White Phosphorus Claims the Lives of Civilians in Iraq and Syria
During the first week of June, it was reported that the United States was using white phosphorus to find Islamic State fighters in Iraq and Syria. Following reports and videos, international lawyers and activists alike were quick to voice their outrage.
The traditional weapons guideline, Protocol III of the 1980 Convention on Conventional Weapons, explicitly outlines that the use of incendiary weapons against civilians is forbidden. Though eighty countries subscribe to this protocol we, the United States, do not. Instead, we frequently utilize white phosphorus to protect our troops during military operations and stealth attacks.
In the case of the June 4 attack in Mosul and the June 8 attack in Raqqa, the U.S. has remained firm in its position that no human rights atrocities or international illegalities were committed. The general defense is that troops needed a smokescreen to combat supposed ISIL strongholds in Syrian and Iraqi towns.
Sympathizers and online military “experts” have argued in favor of America's actions, noting that white phosphorus also provides civilians with an easy escape under the cover of smoke. Furthermore, others have noted that civilian losses in the Middle East and North Africa (MENA) are mere normalcies in the never ending "war on terror".
Herein lies the error of the current strife in countries such as Yemen, Syria, and Libya. In every situation since 9/11, regardless of the acting U.S. administration, civilian lives in the MENA have been deemed causalities of war.
As a response to barbarism and violence, American national security is found through attacks against “imminent threats,” regardless of plausibility or consideration for the surrounding local families. The U.S. tends to sit above the law, condemning the international pitfalls of other countries while failing to recognize our own.
As the old saying goes, it’s all fair in love and war. In the case of United States versus the Islamic State, the mindset is generally an eye for an eye, a bomb for a bomb.
However, debates regarding the legality of white phosphorus are meaningless in the face of decimated populations. Within the first week of June, 484 people died in Iraq and Syria. Amidst the sudden white rains and chemical downpours, it is said that people screamed and searched for shelter as they fled their homes.
Such an incendiary attack is far from being a silent killer or an angel of quick death. Unlike traditional bombs, the chemical explodes and immediately self-ignites to cloth, fuel, and human flesh. When researching the effects of white phosphorus on skin, one will find that the descriptions and images prove to be generally harrowing and horrific.
As the smoke screen creeps in slowly, any inhalation of the white phosphorus will cause organ failure and eventual death. What the United States has so casually written off as a casualty is truly an atrocity.
Those who were caught in the fire littered the streets of Raqqa and Mosul were covered in third degree burns, visibly cloaked in a white film that was mixed with blood, discernible crater-sized wounds, and painful boils. These horrific accounts are not isolated.

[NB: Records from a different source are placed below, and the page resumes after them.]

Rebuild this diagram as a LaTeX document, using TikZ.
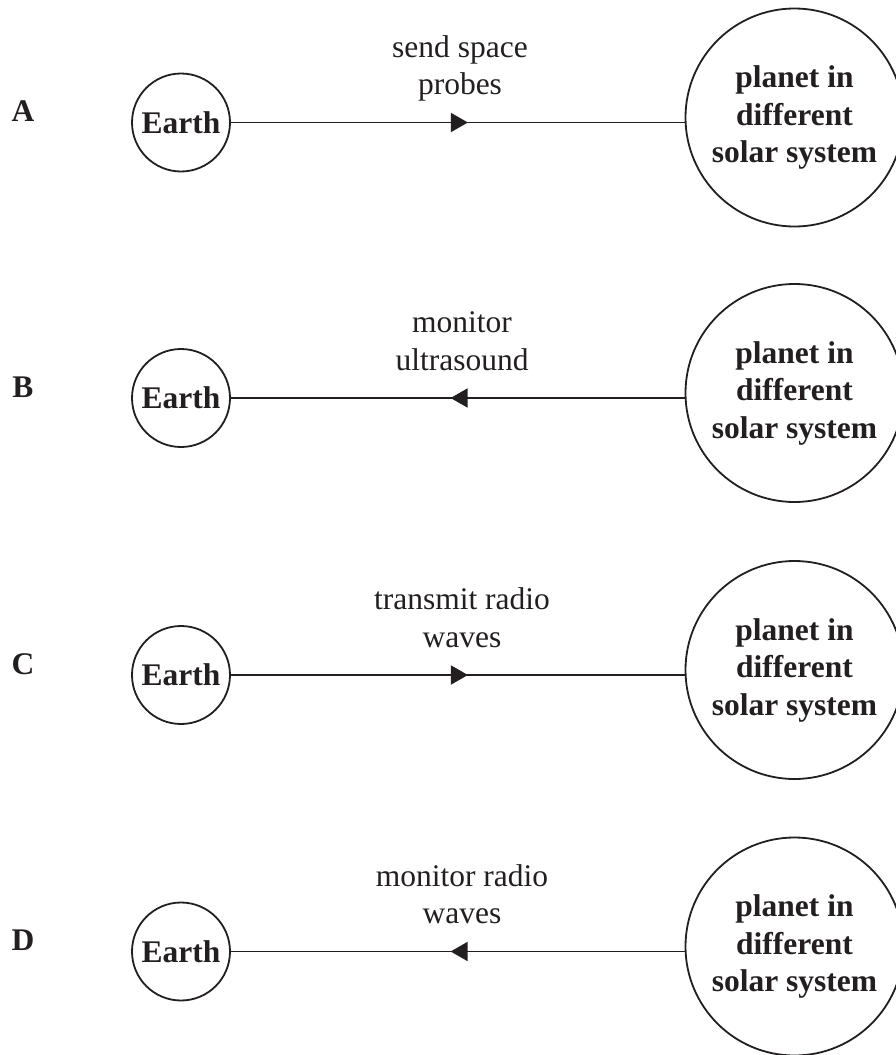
\documentclass[tikz,border=0pt]{standalone}
\usepackage{fontspec}
\setmainfont{Liberation Serif}
\usetikzlibrary{arrows.meta,decorations.markings}
\definecolor{ink}{RGB}{35,31,32}
\begin{document}
\begin{tikzpicture}[x=1pt,y=-1pt,
  txt/.style={font=\fontsize{31.5}{37.5}\selectfont, text=ink},
  earth/.style={circle,draw=ink,line width=1.8pt,minimum size=98pt,inner sep=0pt,
    txt,font=\fontsize{31.5}{37.5}\selectfont\bfseries},
  planet/.style={circle,draw=ink,line width=1.8pt,minimum size=218pt,inner sep=0pt,
    align=center,font=\fontsize{31.5}{37.5}\selectfont\bfseries,text=ink},
  letter/.style={font=\fontsize{31.5}{37.5}\selectfont\bfseries,text=ink},
  lab/.style={txt,anchor=base,inner sep=0pt},
  conn/.style={draw=ink,line width=1.8pt},
  fwd/.style={postaction={decorate},decoration={markings,
    mark=at position 237pt with {\arrow{Triangle[length=17pt,width=19pt]}}}},
  bwd/.style={postaction={decorate},decoration={markings,
    mark=at position 234pt with {\arrow{Triangle[length=17pt,width=19pt]}}}}
]
\clip (0,0) rectangle (896,1055);
\foreach \r/\y in {A/122.5,B/398,C/675,D/951.5}{
  \node[letter] (let\r) at (23,\y-11) {\r};
  \node[earth] (earth\r) at (181,\y) {Earth};
  \node[planet] (planet\r) at (794.5,\y-5) {planet in\\different\\solar system};
}
\node[lab] (labA) at (460,122.5-28) {\begin{tabular}[b]{@{}c@{}}send space\\probes\end{tabular}};
\node[lab] (labB) at (462,398-28) {\begin{tabular}[b]{@{}c@{}}monitor\\ultrasound\end{tabular}};
\node[lab] (labC) at (462,675-28) {\begin{tabular}[b]{@{}c@{}}transmit radio\\waves\end{tabular}};
\node[lab] (labD) at (462,951.5-28) {\begin{tabular}[b]{@{}c@{}}monitor radio\\waves\end{tabular}};
\draw[conn,fwd] (earthA) -- (earthA -| planetA.west);
\draw[conn,bwd] (earthB -| planetB.west) -- (earthB);
\draw[conn,fwd] (earthC) -- (earthC -| planetC.west);
\draw[conn,bwd] (earthD -| planetD.west) -- (earthD);
\end{tikzpicture}
\end{document}
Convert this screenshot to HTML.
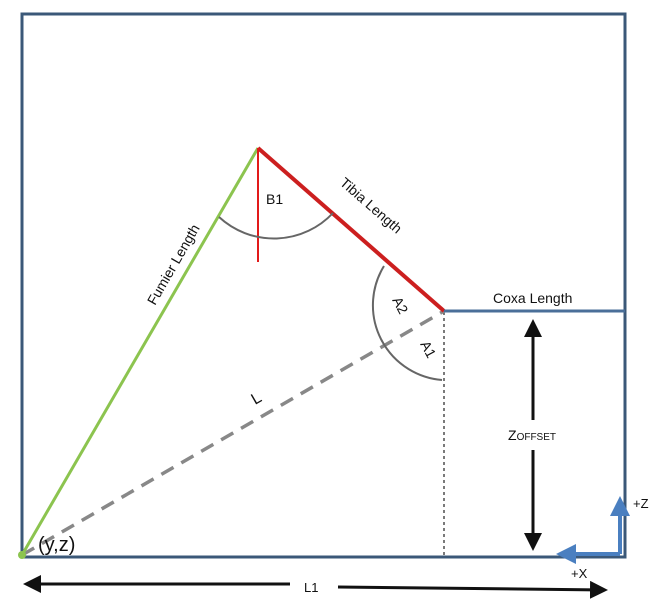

"No matter how white phosphorus is used, it poses a high risk of horrific and long-lasting harm in crowded cities like Raqqa and Mosul and any other areas with concentrations of civilians," said Steve Goose, the arms director at Human Rights Watch.
"U.S.-led forces should take all feasible precautions to minimize civilian harm when using white phosphorus in Iraq and Syria." However, when the white phosphorus is removed, another bomb drops and carelessly displaces countless civilians.
The more lives that are taken from the MENA, the more the U.S. plays into ISIL's cruel agenda. We fuel the fire each time we bomb the MENA region and then ban asylum seekers from entering our country.
Countless years have been spent “fighting terror” in theory, while the reality has been the devastation of numerous Muslim countries, emboldened radical mercenaries, and power vacuums.
It’s time to take accountability for our role in the war on terror. If the goal to is to end this age of terrorism, there must be immediate restructuring and reevaluation of our loose justifications for civilian deaths and haphazard attacks.